Program Analysis for Security

Symbolic execution, part 1

Patrice Godefroid, Nils Klarlund, and Koushik Sen. “DART: directed automated random testing”. In Programming Language Design and Implementation (PLDI), pages 213-223, Chicago, IL, USA, June 2005.
[ACM]

Cristian Cadar, Daniel Dunbar, and Dawson Engler. “KLEE: Unassisted and automatic generation of high-coverage tests for complex systems programs”. In Operating Systems Design and Implementation (OSDI), pages 209-223, San Diego, CA, USA, December 2008.
[USENIX]

Question: In section 5.5, the KLEE paper discusses a technique for using symbolic execution to check the equivalence of two functions f1 and f2 that are supposed to implement the same behavior. They make a combined program that looks like "y1 = f1(x); y2 = f2(x); assert(y1 == y2);" and run it with x symbolic. If the symbolic execution terminates without finding a way to trigger the assertion, the two functions must be equivalent.

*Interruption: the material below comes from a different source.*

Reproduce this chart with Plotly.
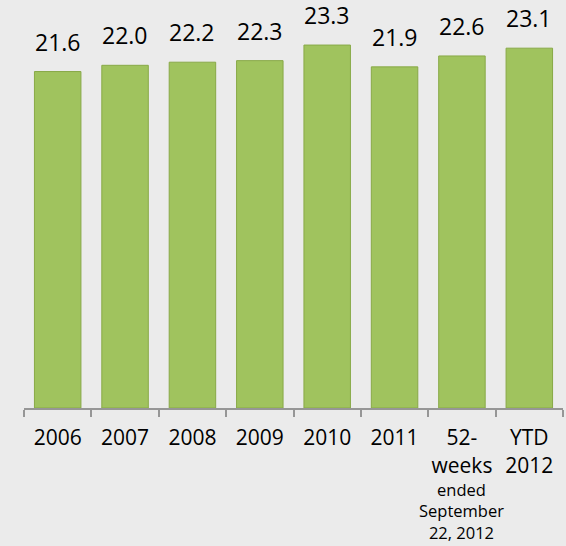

Your classmate Ben thinks that this approach seems slower than it needs to be, since the number of paths explored in the combined program might be the product of the number of paths through each function individually. Instead he proposes the following approach: for each of the two functions separately, run the symbolic execution tool to create a test suite with one test for each feasible path. Then combine the sets of tests generated for the two functions, and for each test, check that whether it gives the same result for both implementations.

What do you think of Ben's scheme? Is it guaranteed to find any differences between the two functions, in the same way the approach in the KLEE paper is, or could it miss some? If you think Ben's scheme will work, explain why. If not, give an example of two implementations and the corresponding test cases in which it can miss a difference.

Historic

James C. King. “Symbolic execution and program testing”. Communications of the ACM, 19(7):385-394, July 1976.
[ACM]

The first work on symbolic execution occurred in the 1970s, such as in this paper by King.

Cristian Cadar and Dawson R. Engler. “Execution generated test cases: How to make systems code crash itself”. In SPIN Workshop on Model Checking Software, pages 2-23, San Francisco, CA, USA, August 2005.
[Springer]

Cristian Cadar, Vijay Ganesh, Peter M. Pawlowski, David L. Dill, and Dawson R. Engler. “EXE: automatically generating inputs of death”. In ACM Conference on Computer and Communications Security (CCS), pages 322-335, Alexandria, VA, USA, November 2006.
[ACM]

Koushik Sen, Darko Marinov, and Gul Agha. “CUTE: a concolic unit testing engine for C”. In European Software Engineering Conference held jointly with Foundations of Software Engineering (ESEC/FSE), pages 263-272, Lisbon, Portugal, September 2005.
[ACM]

There was a renaissance of interest in symbolic execution starting in 2005, exemplified by the DART paper in the main readings and these three others. I would argue this change was more of a matter of realizing the power of previously-described techniques, than particular fundamental advances. The DART and CUTE papers emphasize the importance of basing symbolic execution on concrete executions, but the EGT and EXE systems got similarly good results without this technique. Conversely the EXE paper emphasizes the importance of a good decision procedure, but DART and CUTE used only linear constraints.